Para Monique, depois de tanto tempo off, em um contato aprofundado com o virtual, a dimensão do que é real mudou e às vezes optamos por fazer um exercício rapidinho em uma live no lugar de descer e dar uma volta na rua para ver gente. 

Já o trabalho trouxe o impacto de resolvermos tudo ali na sala, como as reuniões de trabalho intercaladas com um treino sem muito esforço do YouTube. Afinal, estamos na era do “está pago”, em segundos resolvemos a saúde. Ah, e se você não posta não faz efeito, dizem. “O fenômeno do lazy workout traduz isso: com ele é possível resolver sua rotina de exercício na cama, como se você não tivesse mais desculpa para não ser gostosa”, fala. 

Um caminho a seguir? Temos!

Como ter bem-estar duradouro sem soluções rápidas é a pergunta de milhões. A questão não é vilanizar somente o mundo virtual, o compartilhamento da sua vida, pois há um papel importante de comunicação e interação nas redes – eu e você, inclusive, somos parte disso. 

Será que não está na hora de pensar no papel que essa avalanche de dicas e soluções nos trazem? 

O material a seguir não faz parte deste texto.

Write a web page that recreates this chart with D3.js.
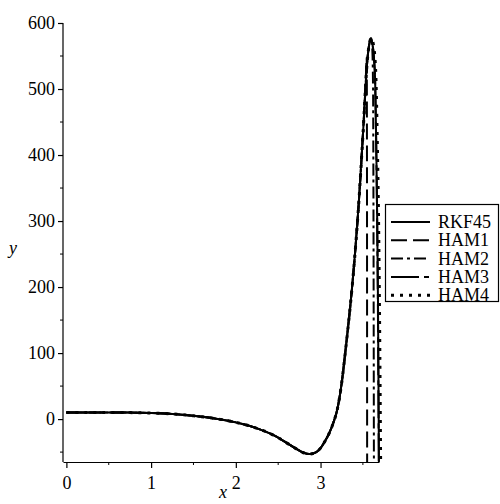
<!DOCTYPE html>
<html>
<head>
<meta charset="utf-8">
<script src="https://cdn.jsdelivr.net/npm/d3@7"></script>
<style>
  body { margin: 0; background: #fff; }
  text { font-family: "Liberation Serif", "Times New Roman", serif; }
</style>
</head>
<body>
<svg id="chart"></svg>
<script>
// common part of every solution (they all agree until the blow-up)
const commonX = [0, 0.25, 0.5, 0.75, 1.0, 1.25, 1.5, 1.75, 2.0, 2.25, 2.5, 2.6, 2.7, 2.8, 2.87, 2.95, 3.0, 3.05, 3.1, 3.15, 3.2, 3.25, 3.3, 3.35, 3.4, 3.45, 3.5];
const commonY = [10, 10, 10, 9.8, 9.2, 7.8, 5, 1, -5, -14, -28, -36, -44, -51, -53, -50, -44, -34, -22, -6, 16, 55, 110, 170, 240, 325, 430];

// tails after x = 3.5, one per curve
const rkfX  = [3.55, 3.575, 3.595, 3.61, 3.63, 3.645, 3.657, 3.667, 3.678, 3.69];
const rkfY  = [540, 568, 577, 570, 548, 510, 420, 320, 180, -80];
const ham1X = [3.53, 3.545, 3.548, 3.55];
const ham1Y = [500, 548, 400, -80];
const ham2X = [3.55, 3.575, 3.595, 3.61, 3.62, 3.625, 3.63];
const ham2Y = [540, 568, 577, 562, 500, 300, -80];
const ham3X = [3.55, 3.575, 3.595, 3.61, 3.63, 3.645, 3.657, 3.667, 3.677, 3.688];
const ham3Y = [540, 568, 577, 570, 548, 508, 415, 315, 170, -80];
const ham4X = [3.55, 3.575, 3.6, 3.62, 3.65, 3.67, 3.685, 3.7, 3.71];
const ham4Y = [540, 568, 577, 570, 530, 420, 300, 100, -80];

const seriesNames = ['RKF45', 'HAM1', 'HAM2', 'HAM3', 'HAM4'];
const yTicks = [0, 100, 200, 300, 400, 500, 600];
const xTicks = [0, 1, 2, 3];

function build(tx, ty) {
    const pts = commonX.map((x, i) => [x, commonY[i]]);
    return pts.concat(tx.map((x, i) => [x, ty[i]]));
}

const tails = [[rkfX, rkfY], [ham1X, ham1Y], [ham2X, ham2Y], [ham3X, ham3Y], [ham4X, ham4Y]];
const dashes = [null, '16,6', '12,4,3,4', '28,5,5,5', '3,6'];
const series = seriesNames.map((name, i) => ({
    name: name,
    pts: build(tails[i][0], tails[i][1]),
    dash: dashes[i]
}));

const W = 500, H = 504;
const serif = '"Liberation Serif", "Times New Roman", serif';
const svg = d3.select('#chart').attr('width', W).attr('height', H);

const x = d3.scaleLinear().domain([-0.04, 3.69]).range([63, 379]);
const y = d3.scaleLinear().domain([-65, 600]).range([462, 23]);

// clip only vertically
svg.append('defs').append('clipPath').attr('id', 'clip')
    .append('rect').attr('x', 0).attr('y', y(600) - 2).attr('width', W).attr('height', y(-65) - y(600) + 2);

// axes
const yAxis = svg.append('g').attr('transform', `translate(${x.range()[0]},0)`);
yAxis.call(d3.axisLeft(y).tickValues(yTicks).tickFormat(d3.format('d'))
    .tickSize(5).tickPadding(3).tickSizeOuter(0));
yAxis.append('g').selectAll('line')
    .data(d3.range(-50, 600, 100))
    .join('line')
    .attr('x1', -3).attr('x2', 0)
    .attr('y1', d => y(d)).attr('y2', d => y(d))
    .attr('stroke', '#000');
yAxis.select('.domain').attr('d', `M0,${y(600)}V${y(-65)}`);

const xAxis = svg.append('g').attr('transform', `translate(0,${y.range()[0]})`);
xAxis.call(d3.axisBottom(x).tickValues(xTicks).tickFormat(d3.format('d'))
    .tickSize(6).tickPadding(8).tickSizeOuter(0));
xAxis.append('g').selectAll('line')
    .data([0.5, 1.5, 2.5, 3.5])
    .join('line')
    .attr('x1', d => x(d)).attr('x2', d => x(d))
    .attr('y1', 0).attr('y2', 3)
    .attr('stroke', '#000');

[xAxis, yAxis].forEach(g => g.attr('font-family', serif).attr('font-size', 18));
svg.selectAll('.domain, .tick line').attr('stroke', '#000').attr('stroke-width', 1.2);
svg.selectAll('.tick text').attr('fill', '#000');

// axis titles
svg.append('text').attr('x', 13).attr('y', 254).attr('text-anchor', 'middle')
    .attr('font-size', 18).attr('font-style', 'italic').text('y');
svg.append('text').attr('x', 223).attr('y', 498).attr('text-anchor', 'middle')
    .attr('font-size', 18).attr('font-style', 'italic').text('x');

// curves
const line = d3.line().x(d => x(d[0])).y(d => y(d[1])).curve(d3.curveMonotoneX);
svg.append('g').attr('clip-path', 'url(#clip)')
    .selectAll('path')
    .data(series)
    .join('path')
    .attr('d', d => line(d.pts))
    .attr('fill', 'none')
    .attr('stroke', '#000')
    .attr('stroke-width', d => d.name === 'HAM4' ? 3 : 2)
    .attr('stroke-dasharray', d => d.dash);

// legend
const legend = svg.append('g');
legend.append('rect')
    .attr('x', 385.5).attr('y', 204.5).attr('width', 113).attr('height', 97)
    .attr('fill', '#fff').attr('stroke', '#000').attr('stroke-width', 1.2);
const rows = legend.selectAll('g.row')
    .data(series)
    .join('g')
    .attr('class', 'row')
    .attr('transform', (d, i) => `translate(0,${222 + i * 18.3})`);
rows.append('line')
    .attr('x1', 391).attr('x2', 430)
    .attr('stroke', '#000')
    .attr('stroke-width', d => d.name === 'HAM4' ? 3 : 2)
    .attr('stroke-dasharray', d => d.dash);
rows.append('text')
    .attr('x', 438).attr('y', 6)
    .attr('font-size', 18)
    .text(d => d.name);
</script>
</body>
</html>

Acima de tudo, fazer escolhas, pois estas, sim, estão em nossas mãos. “Tem que diminuir o barulho, e se retirar dessa promessa ou desse delírio que nosso bem-estar está no vídeo de dois minutos ou em uma respiração de distância. O “vem aqui respirar comigo” não é dica de bem-estar, mas sim um gatilho de engajamento. Temos que conseguir interromper e estabelecer uma relação mais consciente com o bem-estar que é algo radicalmente individual, os caminhos que nos constituem são únicos”, conclui o psicanalista André Alves.